Why the Brain Cannot Be a Digital Computer: History-Dependence and the Computational Limits of Consciousness
Andrew Knight
TL;DR
The paper argues that a classical digital computer cannot account for human consciousness because the minimum information needed to specify consciously distinguishable states across a lifetime ($\sim 9.46\times10^{15}$ bits) exceeds the brain's anatomical-information capacity (roughly $2.8\times10^{15}$ bits) by a substantial margin. It introduces a stimulus-frame formalism with per-frame information $L$ and shows that conscious states exhibit mandatory historical dependencies, requiring $n\times L$ bits for $n$ frames, thereby enforcing a temporal-historical integration beyond ahistorical computation. By quantifying per-modality information (visual $\sim2.5\times10^4$ bits, auditory $\sim320$ bits, olfactory $\sim40$ bits, gustatory $\sim40$ bits, tactile $\sim1.5\times10^5$ bits) and summing to $L\approx2\times10^5$ bits per frame, the paper derives a lifetime total and contrasts it with neural capacity estimates from neuroanatomy and synaptic storage. The findings imply that either consciousness relies on non-classical information processing or that our understanding of neural encoding must be revised, with broad philosophical and AI implications for theories of mind and cognition.
Abstract
This paper presents a novel information-theoretic proof demonstrating that the human brain as currently understood cannot function as a classical digital computer.

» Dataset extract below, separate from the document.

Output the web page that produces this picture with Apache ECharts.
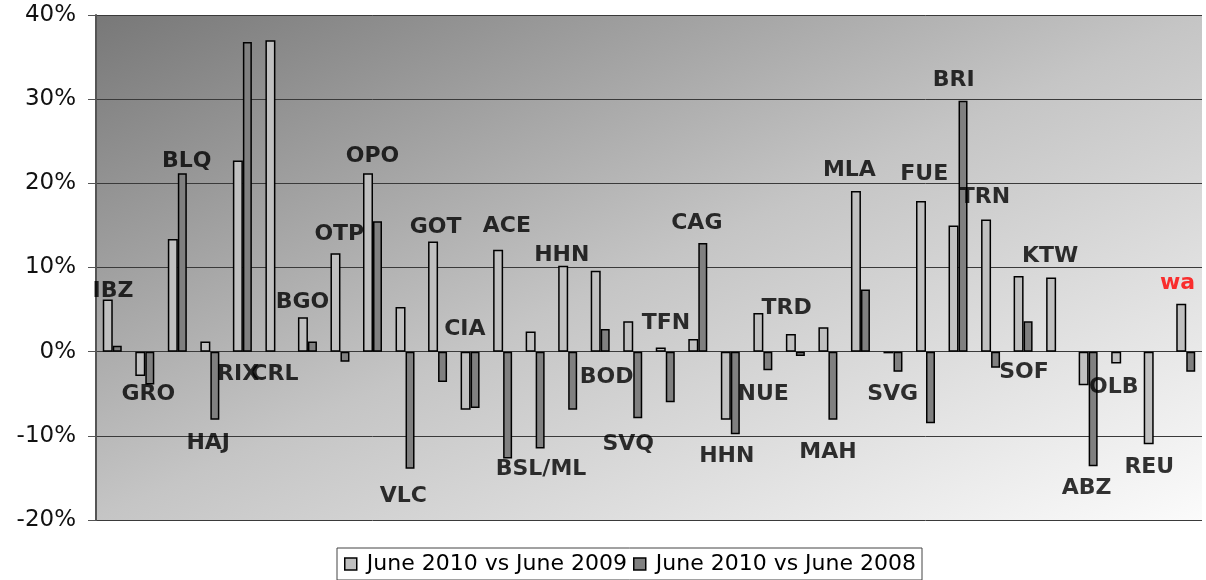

Through systematic quantification of distinguishable conscious states and their historical dependencies, we establish that the minimum information required to specify a conscious state exceeds the physical information capacity of the human brain by a significant factor. Our analysis calculates the bit-length requirements for representing consciously distinguishable sensory "stimulus frames" and demonstrates that consciousness exhibits mandatory temporal-historical dependencies that multiply these requirements beyond the brain's storage capabilities. This mathematical approach offers new insights into the fundamental limitations of computational models of consciousness and suggests that non-classical information processing mechanisms may be necessary to account for conscious experience.